Visually, the experimental results are demonstrated using colour-coded 3D density maps. Areas with higher density are represented in warmer colours (e.g., red, orange), while lower density areas are represented in cooler colours (e.g., blue, green). Comparing the maps of the mock cave before and after the weights are added demonstrates the AGMS's ability to accurately identify the locations of these added weights.
This technology’s practicality is demonstrated through realistic scenarios. For example, in geological research, it can map water-filled caves or identify fractures within the bedrock. In resource exploration, it can locate underground aquifers or mineral deposits. In hazard assessment, it can map sinkhole formation areas.
Compared to existing technologies, the AGMS offers a unique advantage. While LiDAR excels in creating topography maps, it struggles in areas with poor visibility. While GPR can penetrate the ground, its resolution is often insufficient to identify small-scale features. The AGMS combines the advantages of both—high-resolution 3D mapping from under the ground—without the signal blockage issues.

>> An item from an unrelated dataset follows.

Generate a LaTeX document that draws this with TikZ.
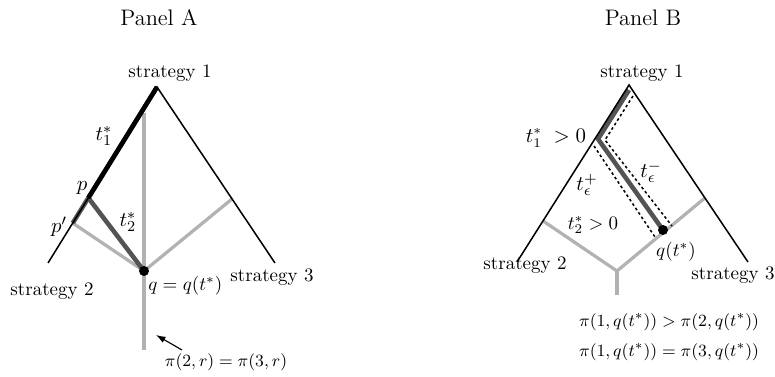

Verification Elements and Technical Explanation
The verification process strongly validates the AGMS’s technical reliability. The simulations provided a theoretical validation by demonstrating the system’s capacity to detect defined densities with high accuracy. This was achieved by carefully modelling noise, atmosphere and seismic vibrations. The laboratory experiments provide a real-world validation of the AGMS’s ability to accurately measure and locate introduced anomalies. By comparing the measured gravitational anomalies with the known locations of the weights, the model's predictive capability was confirmed, reinforcing the reliability of the system.
The real-time control algorithm is crucial to guarantee the performance of the robotic deployment. This algorithm, built on top of the SLAM solution, enables the robots to navigate autonomously within the cave environment, avoid obstacles, and optimally space themselves for comprehensive data collection. This algorithm uses a reactive planning algorithm to ensure maneuverability of each agent.
The mathematical model's alignment with the experimental data is also a critical verification element. The density map obtained from FEA modelling accurately reflects the placed weights in the experiment, reaffirming the confidence in the theoretical model that accounts for density differences through gravity readings.
Adding Technical Depth
Technical differentiation stems from the integrated approach of using quantum gravimeters, robotic deployment, and advanced data processing techniques. Traditional geophysical surveys are often static, relying on single-point measurements or controlled explosions(seismic). The AGMS provides a dynamic, high-resolution mapping approach that continually adapts to the environment.
Existing research has explored quantum gravimeters for geophysical applications, but few have attempted to integrate them with autonomous robotic systems for subterranean mapping. The novelty lies in the ability to create a swarm of robots that can systematically explore and map even the most inaccessible cave environments. This addresses a limitation of traditional terrestrial gravimetry which is the difficultly of performing high spatial resolution surveys.
The computational pipeline – adaptive filtering, Poisson’s equation solving with specialized iterative variance blending in COMSOL – is highly optimized. The iterative nature of the FEA process requires significant computational resources, hence the need for sophisticated algorithms and high-performance computing. The use of adaptive filtering minimizes noise while preserving the integrity of the genuine gravitational anomaly signals. Each step is carefully calibrated and optimized to enhance the overall map resolution.